Magic Pages works with a content delivery network – however, that usually requires CNAME records to route everything properly.
If your domain registrar doesn't support CNAME records on your root domain (like yourdomain.com), you might be tempted to use an ALIAS record instead. While this can work, it often causes issues. Here's why.
The Root Domain Problem
Standard DNS doesn't allow CNAME records on root domains. This is a technical limitation that has existed since the early days of the internet. To work around this, some DNS providers offer "ALIAS" records as an alternative.
The problem is: not all ALIAS implementations are created equal.

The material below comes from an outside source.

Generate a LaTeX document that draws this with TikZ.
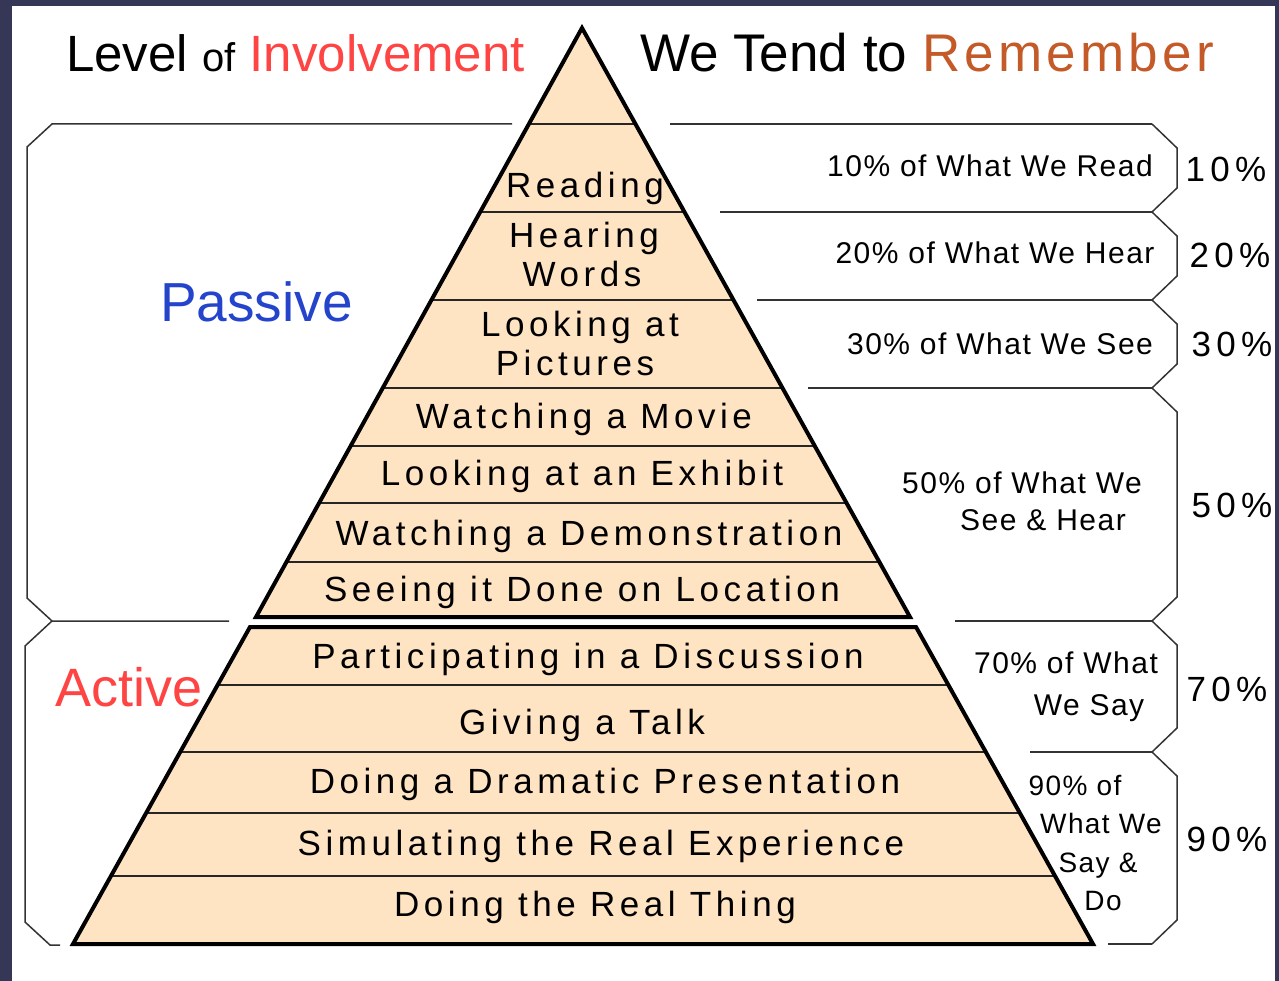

ALIAS Records vs. CNAME Flattening
There are two main approaches DNS providers use:
CNAME Flattening (the good approach)
Some providers, like Cloudflare and Bunny DNS, offer proper CNAME flattening. When someone visits your website, their DNS servers dynamically look up the target domain and return the IP address of the server closest to the visitor. This preserves all the benefits of a CDN.
Static ALIAS Records (the problematic approach)
Other providers take a simpler approach: they look up the target domain once and save that IP address. From then on, every visitor gets the same IP, regardless of where they are in the world.
Why This Matters for Your Website
When you use Magic Pages, your site is served through Bunny.net's global network. This means visitors in Tokyo connect to servers in Asia, visitors in New York connect to servers in North America, and so on. This keeps your website fast for everyone.
With a static ALIAS record, your DNS provider might resolve proxy.magicpages.co to, say, 84.17.46.54, one of Bunny's Amsterdam servers. Now every visitor, whether they're in Amsterdam or Auckland, gets routed to that single server in the Netherlands.
This creates two problems:
- Slower loading times worldwide. A visitor in New Zealand has to connect all the way to Amsterdam instead of a local server. That's thousands of extra kilometers for every request.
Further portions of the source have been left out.